Wrapping it Up- 7.28

Things have been somewhat wrapping up at work. I have a few more days and Tessa doesn’t want to give me any more projects. Plus, I’ve been so delved into the ones I’ve been working on. Writing heads of argument, which is the document that lays out all the basic legal arguments and something equivalent to the joint stipulation of facts, has been interesting. I was struggling through them as I had nothing but a sample on which TP informed me was written by the “best heads of argument writer in Durban.” He wrote the opposing ones for a case Susan and I worked on. I was feeling particularly nervous until Tessa informed me that she has only written one in her whole career at Legal Aid. So I worked my butt off and came up with something I am proud of, but still have yet to hear from Tessa if they are any good.

On my PIE case, I have also struggled a bit once again with our client. I had a consultation with him last week and his circumstances have changed so my whole argument is out the window. It is also difficult because he comes off as a complete crook and I just don’t trust him.

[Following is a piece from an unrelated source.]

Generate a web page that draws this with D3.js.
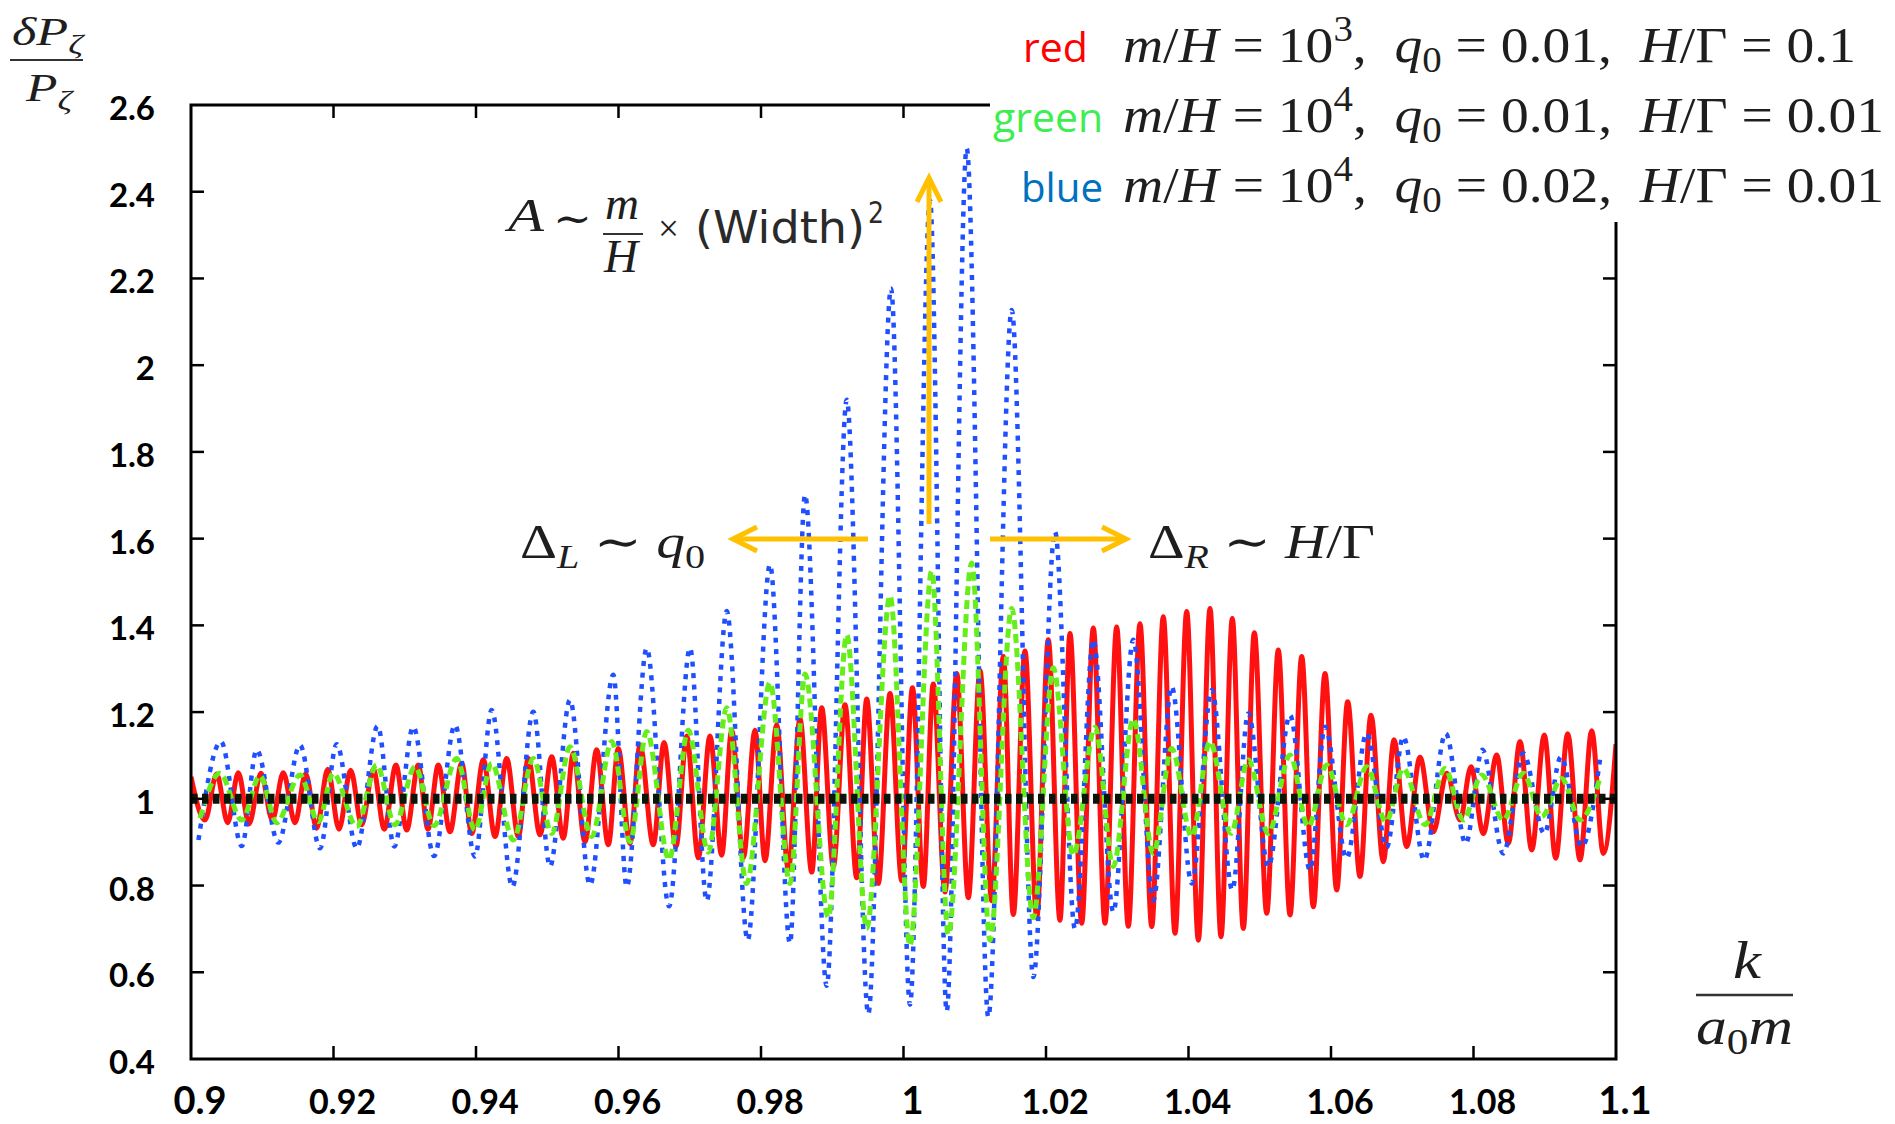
<!DOCTYPE html>
<html><head><meta charset="utf-8">
<script src="https://cdn.jsdelivr.net/npm/d3@7"></script>
<style>html,body{margin:0;padding:0;background:#fff;}svg{display:block;}text{white-space:pre;}</style>
</head><body>
<svg id="chart" width="1895" height="1124"></svg>
<script>
// ---------- data ----------
const xTicks = [0.9,0.92,0.94,0.96,0.98,1.0,1.02,1.04,1.06,1.08,1.1];
const xTickLabels = ["0.9","0.92","0.94","0.96","0.98","1","1.02","1.04","1.06","1.08","1.1"];
const yTicks = [0.4,0.6,0.8,1.0,1.2,1.4,1.6,1.8,2.0,2.2,2.4,2.6];
const yTickLabels = ["0.4","0.6","0.8","1","1.2","1.4","1.6","1.8","2","2.2","2.4","2.6"];

// red: m/H=10^3, q0=0.01, H/Γ=0.1  (extrema, [k, δP/P])
const redSeries = [
[0.90000,1.051],[0.90196,0.951],[0.90361,1.057],[0.90515,0.945],[0.90664,1.060],[0.90814,0.942],
[0.90982,1.059],[0.91141,0.951],[0.91295,1.060],[0.91460,0.945],[0.91610,1.058],[0.91764,0.932],
[0.91919,1.068],[0.92077,0.930],[0.92241,1.066],[0.92396,0.940],[0.92559,1.068],[0.92713,0.930],
[0.92877,1.078],[0.93027,0.928],[0.93190,1.078],[0.93326,0.930],[0.93471,1.078],[0.93635,0.924],
[0.93799,1.082],[0.93940,0.920],[0.94103,1.090],[0.94267,0.913],[0.94431,1.093],[0.94594,0.913],
[0.94734,1.093],[0.94898,0.917],[0.95063,1.097],[0.95225,0.909],[0.95366,1.105],[0.95530,0.901],
[0.95694,1.113],[0.95857,0.894],[0.95997,1.116],[0.96161,0.897],[0.96302,1.124],[0.96488,0.894],
[0.96639,1.130],[0.96807,0.890],[0.96957,1.145],[0.97120,0.864],[0.97284,1.145],[0.97448,0.870],
[0.97589,1.158],[0.97752,0.864],[0.97916,1.158],[0.98056,0.857],[0.98220,1.171],[0.98383,0.837],
[0.98547,1.184],[0.98712,0.831],[0.98852,1.210],[0.99015,0.844],[0.99179,1.217],[0.99343,0.818],
[0.99484,1.230],[0.99646,0.805],[0.99811,1.243],[0.99975,0.811],[1.00126,1.256],[1.00278,0.798],
[1.00418,1.265],[1.00582,0.785],[1.00747,1.289],[1.00910,0.772],[1.01074,1.296],[1.01238,0.765],
[1.01401,1.328],[1.01541,0.733],[1.01705,1.341],[1.01870,0.726],[1.02032,1.367],[1.02196,0.720],
[1.02337,1.381],[1.02501,0.713],[1.02664,1.394],[1.02828,0.713],[1.02992,1.396],[1.03155,0.706],
[1.03319,1.404],[1.03484,0.705],[1.03646,1.420],[1.03811,0.690],[1.03975,1.432],[1.04138,0.674],
[1.04302,1.439],[1.04456,0.682],[1.04615,1.416],[1.04769,0.701],[1.04924,1.383],[1.05098,0.736],
[1.05260,1.343],[1.05425,0.732],[1.05589,1.328],[1.05752,0.751],[1.05916,1.289],[1.06080,0.790],
[1.06234,1.224],[1.06407,0.821],[1.06561,1.193],[1.06734,0.855],[1.06884,1.136],[1.07062,0.890],
[1.07249,1.096],[1.07436,0.924],[1.07624,1.059],[1.07811,0.951],[1.07965,1.074],[1.08138,0.920],
[1.08326,1.101],[1.08488,0.897],[1.08653,1.132],[1.08817,0.882],[1.08994,1.147],[1.09154,0.863],
[1.09322,1.150],[1.09495,0.859],[1.09659,1.157],[1.09822,0.874],[1.10000,1.126]
];

// green: m/H=10^4, q0=0.01, H/Γ=0.01
const greenSeries = [
[0.90126,0.955],[0.90407,1.059],[0.90712,0.951],[0.90968,1.053],[0.91203,0.945],[0.91530,1.055],
[0.91787,0.947],[0.91997,1.059],[0.92326,0.936],[0.92606,1.078],[0.92863,0.940],[0.93144,1.074],
[0.93411,0.938],[0.93729,1.093],[0.93986,0.928],[0.94220,1.082],[0.94524,0.905],[0.94804,1.093],
[0.95063,0.920],[0.95319,1.120],[0.95624,0.913],[0.95905,1.132],[0.96161,0.901],[0.96396,1.155],
[0.96709,0.860],[0.96980,1.158],[0.97260,0.877],[0.97519,1.210],[0.97799,0.805],[0.98126,1.268],
[0.98407,0.805],[0.98618,1.288],[0.98945,0.727],[0.99203,1.378],[0.99484,0.701],[0.99811,1.468],
[1.00091,0.662],[1.00396,1.525],[1.00629,0.687],[1.00957,1.544],[1.01214,0.674],[1.01519,1.439],
[1.01822,0.726],[1.02102,1.302],[1.02383,0.870],[1.02688,1.165],[1.02945,0.844],[1.03225,1.184],
[1.03506,0.874],[1.03764,1.116],[1.04045,0.913],[1.04302,1.132],[1.04596,0.920],[1.04839,1.090],
[1.05120,0.920],[1.05425,1.101],[1.05681,0.936],[1.05940,1.078],[1.06220,0.940],[1.06501,1.074],
[1.06772,0.947],[1.07015,1.070],[1.07319,0.940],[1.07600,1.070],[1.07857,0.951],[1.08115,1.055],
[1.08418,0.951],[1.08699,1.059],[1.08957,0.959],[1.09238,1.047],[1.09495,0.951],[1.09775,1.047]
];

// blue: m/H=10^4, q0=0.02, H/Γ=0.01
const blueSeries = [
[0.90105,0.905],[0.90421,1.132],[0.90712,0.891],[0.90922,1.113],[0.91225,0.899],[0.91530,1.124],
[0.91811,0.886],[0.92045,1.126],[0.92326,0.886],[0.92620,1.168],[0.92853,0.890],[0.93120,1.166],
[0.93411,0.868],[0.93705,1.170],[0.93986,0.867],[0.94220,1.205],[0.94510,0.797],[0.94804,1.201],
[0.95039,0.844],[0.95319,1.228],[0.95600,0.801],[0.95927,1.286],[0.96115,0.797],[0.96396,1.347],
[0.96709,0.752],[0.97004,1.348],[0.97238,0.765],[0.97519,1.433],[0.97813,0.674],[0.98126,1.540],
[0.98407,0.667],[0.98618,1.701],[0.98922,0.569],[0.99203,1.920],[0.99506,0.504],[0.99825,2.177],
[1.00091,0.525],[1.00372,2.380],[1.00606,0.510],[1.00887,2.500],[1.01190,0.497],[1.01519,2.127],
[1.01822,0.589],[1.02126,1.616],[1.02407,0.700],[1.02664,1.367],[1.02945,0.739],[1.03225,1.367],
[1.03506,0.766],[1.03764,1.259],[1.04045,0.805],[1.04326,1.251],[1.04615,0.790],[1.04839,1.197],
[1.05120,0.844],[1.05425,1.193],[1.05705,0.836],[1.05916,1.166],[1.06220,0.863],[1.06501,1.151],
[1.06782,0.888],[1.07015,1.143],[1.07309,0.859],[1.07610,1.151],[1.07891,0.897],[1.08124,1.113],
[1.08418,0.874],[1.08699,1.105],[1.08994,0.920],[1.09228,1.097],[1.09519,0.890],[1.09775,1.090]
];

// reference level δP/P = 1
const unitLine = [[0.9,1.0],[1.1,1.0]];

// orange annotation arrows, in data units: [k0, v0, k1, v1] (tail -> head)
const arrows = [
  [1.00358,1.634,1.00358,2.432],
  [0.99502,1.599,0.97607,1.599],
  [1.01214,1.599,1.03123,1.599]
];

// ---------- drawing ----------
const W = 1895, H = 1124;
const P = {left:191, right:1616, top:105, bottom:1059};
const svg = d3.select("#chart");
svg.append("rect").attr("width",W).attr("height",H).attr("fill","#fff");

const x = d3.scaleLinear().domain([0.9,1.1]).range([P.left,P.right]);
const y = d3.scaleLinear().domain([0.4,2.6]).range([P.bottom,P.top]);

svg.append("defs").append("clipPath").attr("id","clip")
  .append("rect").attr("x",P.left).attr("y",P.top-40).attr("width",P.right-P.left).attr("height",P.bottom-P.top+40);

const line = d3.line().x(d=>x(d[0])).y(d=>y(d[1])).curve(d3.curveMonotoneX);
const data = svg.append("g").attr("clip-path","url(#clip)");

data.append("path").datum(redSeries).attr("d",line).attr("fill","none")
  .attr("stroke","#ff1111").attr("stroke-width",5).attr("stroke-linejoin","round");
data.append("path").datum(blueSeries).attr("d",line).attr("fill","none")
  .attr("stroke","#1f4fff").attr("stroke-width",4.5).attr("stroke-dasharray","5,6.5");
data.append("path").datum(greenSeries).attr("d",line).attr("fill","none")
  .attr("stroke","#66ee1a").attr("stroke-width",5).attr("stroke-dasharray","9,5");
data.append("path").datum(unitLine).attr("d",d3.line().x(d=>x(d[0])).y(d=>y(d[1]))).attr("fill","none")
  .attr("stroke","#0a160a").attr("stroke-width",10).attr("stroke-dasharray","6.5,4.5");

// frame (top edge and right edge are interrupted by the legend block)
const legendLeft = 990, legendBottom = 222;
svg.append("path").attr("d",`M${legendLeft},${P.top}H${P.left}V${P.bottom}H${P.right}V${legendBottom}`)
  .attr("fill","none").attr("stroke","#000").attr("stroke-width",3);

const tk = 13;
const ticks = svg.append("g").attr("stroke","#000").attr("stroke-width",2.5);
xTicks.forEach(t=>{
  const xx = x(t);
  if (t>0.9+1e-9 && t<1.1-1e-9){
    ticks.append("line").attr("x1",xx).attr("x2",xx).attr("y1",P.bottom).attr("y2",P.bottom-tk);
    if (xx < legendLeft-5) ticks.append("line").attr("x1",xx).attr("x2",xx).attr("y1",P.top).attr("y2",P.top+tk);
  }
});
yTicks.forEach(t=>{
  const yy = y(t);
  if (t>0.4+1e-9 && t<2.6-1e-9){
    ticks.append("line").attr("x1",P.left).attr("x2",P.left+tk).attr("y1",yy).attr("y2",yy);
    if (yy > legendBottom+5) ticks.append("line").attr("x1",P.right).attr("x2",P.right-tk).attr("y1",yy).attr("y2",yy);
  }
});

// tick labels
const big = new Set(["0.9","1","1.1"]);
xTicks.forEach((t,i)=>{
  svg.append("text").attr("x",x(t)+9).attr("y",1114).attr("text-anchor","middle")
    .attr("font-family","Lato, 'Open Sans', sans-serif").attr("font-weight",700)
    .attr("font-size", big.has(xTickLabels[i]) ? 38 : 34).attr("fill","#000").text(xTickLabels[i]);
});
yTicks.forEach((t,i)=>{
  svg.append("text").attr("x",155).attr("y",y(t)+15).attr("text-anchor","end")
    .attr("font-family","Lato, 'Open Sans', sans-serif").attr("font-weight",700)
    .attr("font-size",33).attr("fill","#000").text(yTickLabels[i]);
});

// arrows
const orange = "#ffc000";
arrows.forEach(a=>{
  const x0=x(a[0]), y0=y(a[1]), x1=x(a[2]), y1=y(a[3]);
  svg.append("line").attr("x1",x0).attr("y1",y0).attr("x2",x1).attr("y2",y1)
    .attr("stroke",orange).attr("stroke-width",5);
  const ang = Math.atan2(y1-y0, x1-x0), L=24, wdt=12;
  const bx = x1 - L*Math.cos(ang), by = y1 - L*Math.sin(ang);
  const px = -Math.sin(ang)*wdt, py = Math.cos(ang)*wdt;
  svg.append("path").attr("d",`M${bx+px},${by+py}L${x1},${y1}L${bx-px},${by-py}`)
    .attr("fill","none").attr("stroke",orange).attr("stroke-width",5).attr("stroke-linejoin","miter");
});

// ---------- math text helper ----------
const SERIF = "'Liberation Serif', 'DejaVu Serif', serif";
function mathText(x0, y0, fs, segs, len, opts={}){
  const t = svg.append("text").attr("x",x0).attr("y",y0).attr("font-family",opts.family||SERIF)
    .attr("font-size",fs).attr("fill",opts.fill||"#1e1e1e");
  let cur = 0;
  segs.forEach(s=>{
    const target = s.sup ? -fs*0.42 : (s.sub ? fs*0.2 : 0);
    const ts = t.append("tspan").attr("dy", target-cur).text(s.t);
    cur = target;
    if (s.i) ts.attr("font-style","italic");
    if (s.sup||s.sub) ts.attr("font-size", fs*0.7);
    if (s.ff) ts.attr("font-family", s.ff);
  });
  if (len) t.attr("textLength",len).attr("lengthAdjust","spacingAndGlyphs");
  return t;
}

// legend block
const legendRows = [
  {name:"red",   color:"#ff0000", nx:1023, nl:65,  base:62,  mh:"3", q:"0.01", hg:"0.1",  end:1856},
  {name:"green", color:"#3cee50", nx:993,  nl:110, base:132, mh:"4", q:"0.01", hg:"0.01", end:1884},
  {name:"blue",  color:"#0070c0", nx:1021, nl:82,  base:202, mh:"4", q:"0.02", hg:"0.01", end:1884}
];
legendRows.forEach(r=>{
  svg.append("text").attr("x",r.nx).attr("y",r.base).attr("font-family","'Open Sans', Lato, sans-serif")
    .attr("font-size",41).attr("fill",r.color).attr("textLength",r.nl).attr("lengthAdjust","spacingAndGlyphs").text(r.name);
  mathText(1123, r.base, 51, [
    {t:"m",i:1},{t:"/"},{t:"H",i:1},{t:" = 10"},{t:r.mh,sup:1},{t:",  "},{t:"q",i:1},{t:"0",sub:1},
    {t:" = "+r.q+",  "},{t:"H",i:1},{t:"/Γ = "+r.hg}
  ], r.end-1123);
});

// y-axis label  δP_ζ / P_ζ
mathText(12, 45, 40, [{t:"δ",i:1},{t:"P",i:1},{t:"ζ",sub:1,i:1}], 71);
svg.append("line").attr("x1",10).attr("x2",83).attr("y1",60).attr("y2",60).attr("stroke","#333").attr("stroke-width",2);
mathText(26, 101, 40, [{t:"P",i:1},{t:"ζ",sub:1,i:1}], 46);

// x-axis label  k / a0 m
mathText(1733, 978, 52, [{t:"k",i:1}], 28);
svg.append("line").attr("x1",1696).attr("x2",1793).attr("y1",995).attr("y2",995).attr("stroke","#333").attr("stroke-width",2.5);
mathText(1696, 1044, 52, [{t:"a",i:1},{t:"0",sub:1},{t:"m",i:1}], 97);

// amplitude annotation  A ~ m/H × (Width)^2
mathText(508, 231, 46, [{t:"A",i:1}], 36);
mathText(553, 233, 42, [{t:"∼"}], 39);
mathText(605, 219, 46, [{t:"m",i:1}], 34);
svg.append("line").attr("x1",603).attr("x2",643).attr("y1",234).attr("y2",234).attr("stroke","#333").attr("stroke-width",2);
mathText(604, 272, 46, [{t:"H",i:1}], 34);
mathText(658, 241, 38, [{t:"×"}], 21);
mathText(695, 243, 44, [{t:"(Width)"}], 170, {family:"'DejaVu Sans', 'Open Sans', sans-serif", fill:"#2a2a2a"});
mathText(868, 223, 30, [{t:"2"}], 16, {family:"'DejaVu Sans', 'Open Sans', sans-serif", fill:"#2a2a2a"});

// width annotations
mathText(520, 558, 48, [{t:"Δ"},{t:"L",i:1,sub:1},{t:" ∼ "},{t:"q",i:1},{t:"0",sub:1}], 185);
mathText(1148, 558, 48, [{t:"Δ"},{t:"R",i:1,sub:1},{t:" ∼ "},{t:"H",i:1},{t:"/Γ"}], 227);
</script>
</body></html>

But I have to and I guess that is part of being a lawyer. I have really enjoyed working on this case though because it has been my case. I have gotten to educate Tessa on the facts of the case, research the law, inform her about the law and the case law, come up with the theories of the case, write a brief for it, and then the heads of argument. It is unfortunate that I will not be here for the actual litigation of the case, but that would be a tough one. It is not because I am leaving soon that is the problem. My case is not set for court until mid to late August and then with the number of postponements I have seen for every case, I don’t expect it to be litigated until much later in the year. I would likely have to be here for 3-5 years to see and entire case front to back.

That fact frustrates me. I think that this system has so much potential. It just needs to be better organized. But I also find that it suffers from just a difference in the administrative nature of their government. I mean, even I sometimes complain about “big brother” and how the government and other people can always find you in America. But seeing the other side, where people can just disappear or people don’t know in what year they were born, I guess I would rather have it the American way.

I went to court last Thursday, which was easily one of my favorite days in court. I went with a woman named Candace, who was younger then me, which is kind of weird to think about. She is 23 and arguing in front of a judge. She took me to drug court which was fascinating. I got to meet the magistrate who took jabs at our jury system but was hilarious. I met the prosecutor who teased the public defenders about whose job was more important. I met rich private lawyers who joked that they could take us out to dinner while the Legal Aid attorneys can’t afford to. Everyone was great.

The case that shocked me the most when I was there was a particular drug case. A man had gotten arrested on presumably possession charges in January. He has been awaiting trial since February. The one witness who was going to implicate him could not be found. He was out of the province and nobody knew when he was coming back. The accused’s attorney argued that this was a violation of the Constitutional right to a speedy trial. The judge agreed. The case was dismissed. He was a free man and went home after 5 months in custody with nothing but continuances in court. I honestly don’t know if this happens in the US, but I would be curious to find out.

I think my favorite thing about court here is the camaraderie. All of the attorneys on both sides of the courtroom and on both sides of the economic spectrum in terms of income all treat each other with such respect and friendliness. It makes me excited to be a part of the legal profession. I have a great respect for all of the attorneys I have met here and everyone has been so eager to teach me everything they can about how things work and what it is really like. Candace even let me sit at the big table that all the attorneys sit at in front of the magistrate as though I was one of the attorneys arguing. It was quite exciting in a dorky sort of way.

That day brought up a lot of thoughts about race and education among other things. I need some more time to solidify these thoughts. Perhaps I will continue to post about my reflections when I return to the US. For now, I will have limited internet access and will likely not post anymore for a while. I just want to thank everyone who has been following me on my adventures here and reading my reflections on this experience.